U.S. stock mutual funds lost $1.87 billion during the week ended Oct. 24, according to the Investment Company Institute. That's an improvement over the prior week, when investors pulled $2.12 billion out. At the same time, investors continued to add to their bond holdings with U.S. bond mutual funds seeing inflows of $6.6 billion.
And ICI data show that hybrid funds, which invest in both stocks and bonds, brought in $1.3 billion in the latest week.
Investors have had to contend with less-than-stellar corporate results during the past few weeks. While the bulk of companies have been beating earnings estimates, sales have been less impressive and more firms have issued tepid outlooks.
All of that is leaving investors disenchanted with stocks, despite what's been a pretty good year so far.

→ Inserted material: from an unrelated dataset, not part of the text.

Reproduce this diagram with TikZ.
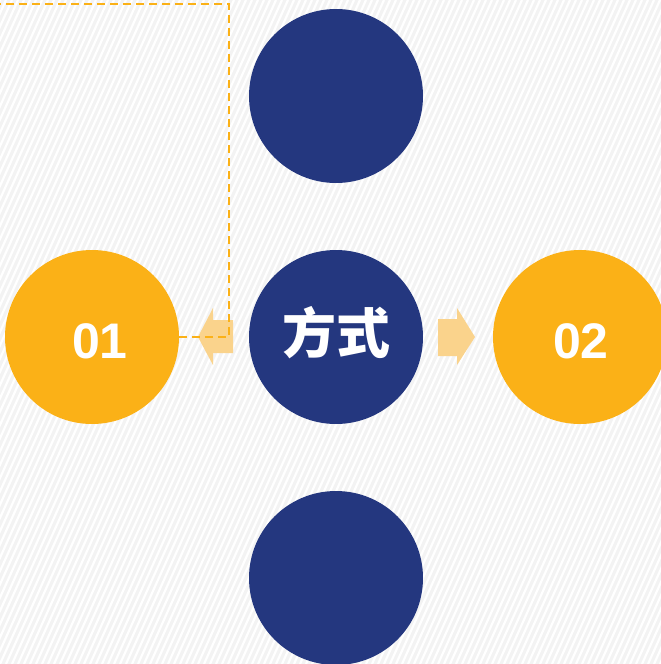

While the S&P 500 (SPX), Dow Jones Industrial Average (INDU) and the Nasdaq (COMP) have gained between 8% and 16% this year, individual investors, have missed out on the rally and don't seem to believe in it enough to put their money in stocks.
Related: Individual investors miss the rally...again
Stock mutual funds have seen outflows during most weeks of 2012. Last week marked the 14th consecutive week when investors pulled money out of stocks. Investors only added to their stock mutual fund holdings during six out of 42 weeks this year.
The rush out of stock has been more dramatic this year than in year's past. U.S. stock mutual funds bled nearly $113 billion during the first 10 months of 2012 compared to $98 billion during the same period in 2011 and $62 billion in 2011.
Related: Bond fund manager: Beware Treasuries
As investors seek safety, despite the Federal Reserve attempting to push them in the opposite direction, bond funds have seen inflows of more than $285 billion this year.